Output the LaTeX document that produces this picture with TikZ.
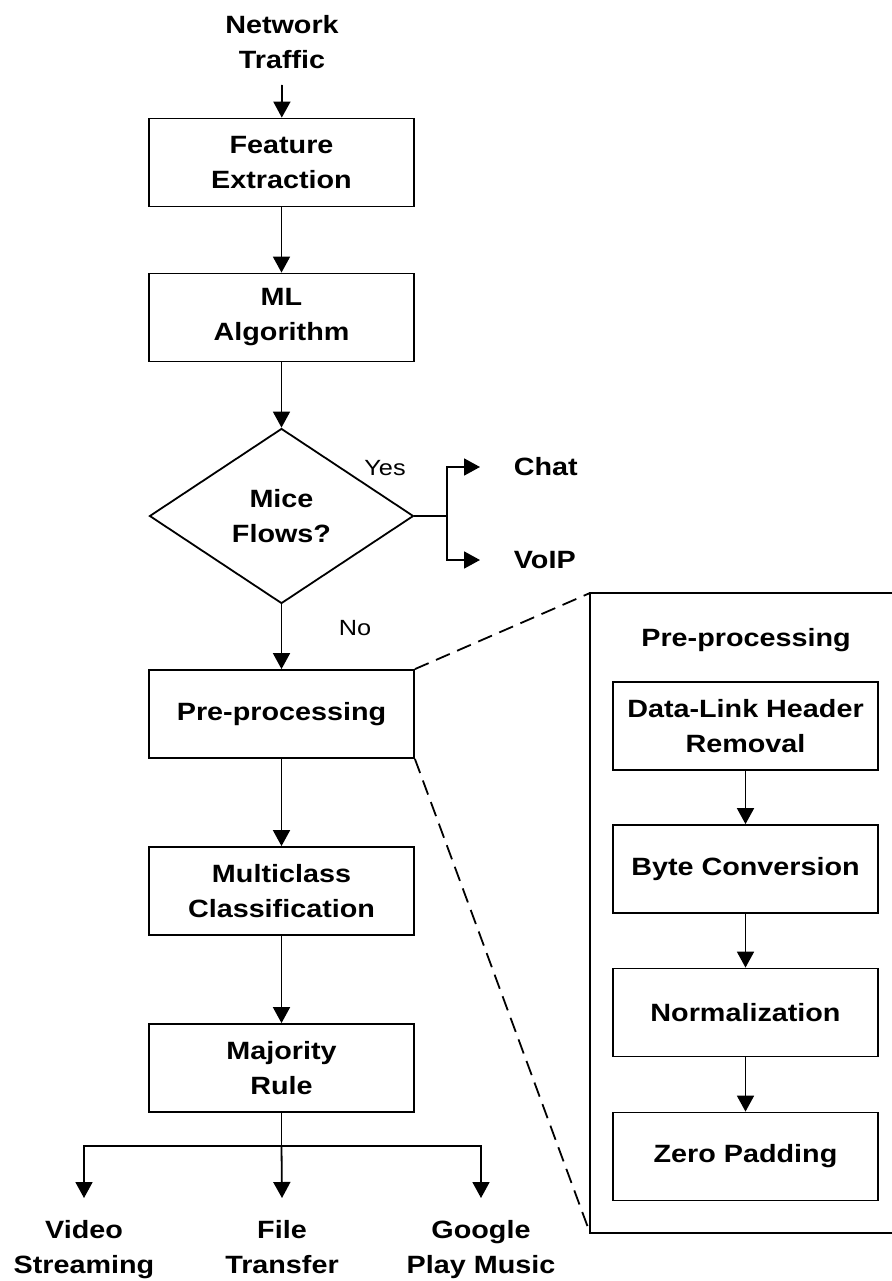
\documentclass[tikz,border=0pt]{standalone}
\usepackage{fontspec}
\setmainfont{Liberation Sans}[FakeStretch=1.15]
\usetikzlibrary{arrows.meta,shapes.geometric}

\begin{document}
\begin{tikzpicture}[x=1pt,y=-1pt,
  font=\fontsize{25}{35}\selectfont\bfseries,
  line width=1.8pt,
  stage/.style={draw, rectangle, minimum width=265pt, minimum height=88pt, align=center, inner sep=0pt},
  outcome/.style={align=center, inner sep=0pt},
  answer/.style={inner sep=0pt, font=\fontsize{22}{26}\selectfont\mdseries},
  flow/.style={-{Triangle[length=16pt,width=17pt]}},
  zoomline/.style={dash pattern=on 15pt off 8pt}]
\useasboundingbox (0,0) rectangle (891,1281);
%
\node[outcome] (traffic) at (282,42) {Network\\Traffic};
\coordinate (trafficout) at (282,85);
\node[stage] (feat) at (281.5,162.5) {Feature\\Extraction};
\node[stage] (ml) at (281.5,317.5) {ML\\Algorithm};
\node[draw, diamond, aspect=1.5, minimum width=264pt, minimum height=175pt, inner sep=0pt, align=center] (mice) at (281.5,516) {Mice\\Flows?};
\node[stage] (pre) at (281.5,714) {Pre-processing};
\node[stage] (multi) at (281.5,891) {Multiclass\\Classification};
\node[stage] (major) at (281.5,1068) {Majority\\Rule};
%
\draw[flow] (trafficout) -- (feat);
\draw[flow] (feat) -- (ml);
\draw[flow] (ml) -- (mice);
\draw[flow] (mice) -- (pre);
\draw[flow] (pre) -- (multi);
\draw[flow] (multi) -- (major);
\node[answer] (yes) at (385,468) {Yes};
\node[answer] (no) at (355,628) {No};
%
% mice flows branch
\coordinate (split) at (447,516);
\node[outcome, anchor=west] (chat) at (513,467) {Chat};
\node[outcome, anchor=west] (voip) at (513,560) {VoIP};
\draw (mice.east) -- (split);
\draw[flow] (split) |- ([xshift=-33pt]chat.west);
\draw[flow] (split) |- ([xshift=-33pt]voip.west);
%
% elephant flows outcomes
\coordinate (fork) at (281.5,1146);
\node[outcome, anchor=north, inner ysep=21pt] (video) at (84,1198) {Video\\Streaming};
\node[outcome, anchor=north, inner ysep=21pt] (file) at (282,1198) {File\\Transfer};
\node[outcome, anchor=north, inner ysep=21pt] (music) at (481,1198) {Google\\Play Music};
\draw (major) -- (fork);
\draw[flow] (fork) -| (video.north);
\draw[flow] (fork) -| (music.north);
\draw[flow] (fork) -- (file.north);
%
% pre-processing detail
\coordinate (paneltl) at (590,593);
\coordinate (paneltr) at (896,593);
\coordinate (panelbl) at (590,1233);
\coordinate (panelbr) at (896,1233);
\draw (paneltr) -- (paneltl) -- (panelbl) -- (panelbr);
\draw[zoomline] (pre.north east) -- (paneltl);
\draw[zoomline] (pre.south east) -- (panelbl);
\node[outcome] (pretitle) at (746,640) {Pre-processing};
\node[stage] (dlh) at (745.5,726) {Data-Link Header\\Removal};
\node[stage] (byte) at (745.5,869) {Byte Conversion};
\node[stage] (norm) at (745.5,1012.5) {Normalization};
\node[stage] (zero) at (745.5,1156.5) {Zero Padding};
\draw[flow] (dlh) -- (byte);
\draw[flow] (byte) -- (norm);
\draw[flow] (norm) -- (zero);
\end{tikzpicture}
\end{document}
■ ■ ■ ■ ■ ■ ■
**EXERCISE AIM**
Reproduce the whole listing exactly, but not the images in it.

**ANSWER BELOW**
Output the LaTeX document that produces this picture with TikZ.
\documentclass[tikz,border=0pt]{standalone}
\usepackage{fontspec}
\setmainfont{Liberation Sans}[FakeStretch=1.15]
\usetikzlibrary{arrows.meta,shapes.geometric}

\begin{document}
\begin{tikzpicture}[x=1pt,y=-1pt,
  font=\fontsize{25}{35}\selectfont\bfseries,
  line width=1.8pt,
  stage/.style={draw, rectangle, minimum width=265pt, minimum height=88pt, align=center, inner sep=0pt},
  outcome/.style={align=center, inner sep=0pt},
  answer/.style={inner sep=0pt, font=\fontsize{22}{26}\selectfont\mdseries},
  flow/.style={-{Triangle[length=16pt,width=17pt]}},
  zoomline/.style={dash pattern=on 15pt off 8pt}]
\useasboundingbox (0,0) rectangle (891,1281);
%
\node[outcome] (traffic) at (282,42) {Network\\Traffic};
\coordinate (trafficout) at (282,85);
\node[stage] (feat) at (281.5,162.5) {Feature\\Extraction};
\node[stage] (ml) at (281.5,317.5) {ML\\Algorithm};
\node[draw, diamond, aspect=1.5, minimum width=264pt, minimum height=175pt, inner sep=0pt, align=center] (mice) at (281.5,516) {Mice\\Flows?};
\node[stage] (pre) at (281.5,714) {Pre-processing};
\node[stage] (multi) at (281.5,891) {Multiclass\\Classification};
\node[stage] (major) at (281.5,1068) {Majority\\Rule};
%
\draw[flow] (trafficout) -- (feat);
\draw[flow] (feat) -- (ml);
\draw[flow] (ml) -- (mice);
\draw[flow] (mice) -- (pre);
\draw[flow] (pre) -- (multi);
\draw[flow] (multi) -- (major);
\node[answer] (yes) at (385,468) {Yes};
\node[answer] (no) at (355,628) {No};
%
% mice flows branch
\coordinate (split) at (447,516);
\node[outcome, anchor=west] (chat) at (513,467) {Chat};
\node[outcome, anchor=west] (voip) at (513,560) {VoIP};
\draw (mice.east) -- (split);
\draw[flow] (split) |- ([xshift=-33pt]chat.west);
\draw[flow] (split) |- ([xshift=-33pt]voip.west);
%
% elephant flows outcomes
\coordinate (fork) at (281.5,1146);
\node[outcome, anchor=north, inner ysep=21pt] (video) at (84,1198) {Video\\Streaming};
\node[outcome, anchor=north, inner ysep=21pt] (file) at (282,1198) {File\\Transfer};
\node[outcome, anchor=north, inner ysep=21pt] (music) at (481,1198) {Google\\Play Music};
\draw (major) -- (fork);
\draw[flow] (fork) -| (video.north);
\draw[flow] (fork) -| (music.north);
\draw[flow] (fork) -- (file.north);
%
% pre-processing detail
\coordinate (paneltl) at (590,593);
\coordinate (paneltr) at (896,593);
\coordinate (panelbl) at (590,1233);
\coordinate (panelbr) at (896,1233);
\draw (paneltr) -- (paneltl) -- (panelbl) -- (panelbr);
\draw[zoomline] (pre.north east) -- (paneltl);
\draw[zoomline] (pre.south east) -- (panelbl);
\node[outcome] (pretitle) at (746,640) {Pre-processing};
\node[stage] (dlh) at (745.5,726) {Data-Link Header\\Removal};
\node[stage] (byte) at (745.5,869) {Byte Conversion};
\node[stage] (norm) at (745.5,1012.5) {Normalization};
\node[stage] (zero) at (745.5,1156.5) {Zero Padding};
\draw[flow] (dlh) -- (byte);
\draw[flow] (byte) -- (norm);
\draw[flow] (norm) -- (zero);
\end{tikzpicture}
\end{document}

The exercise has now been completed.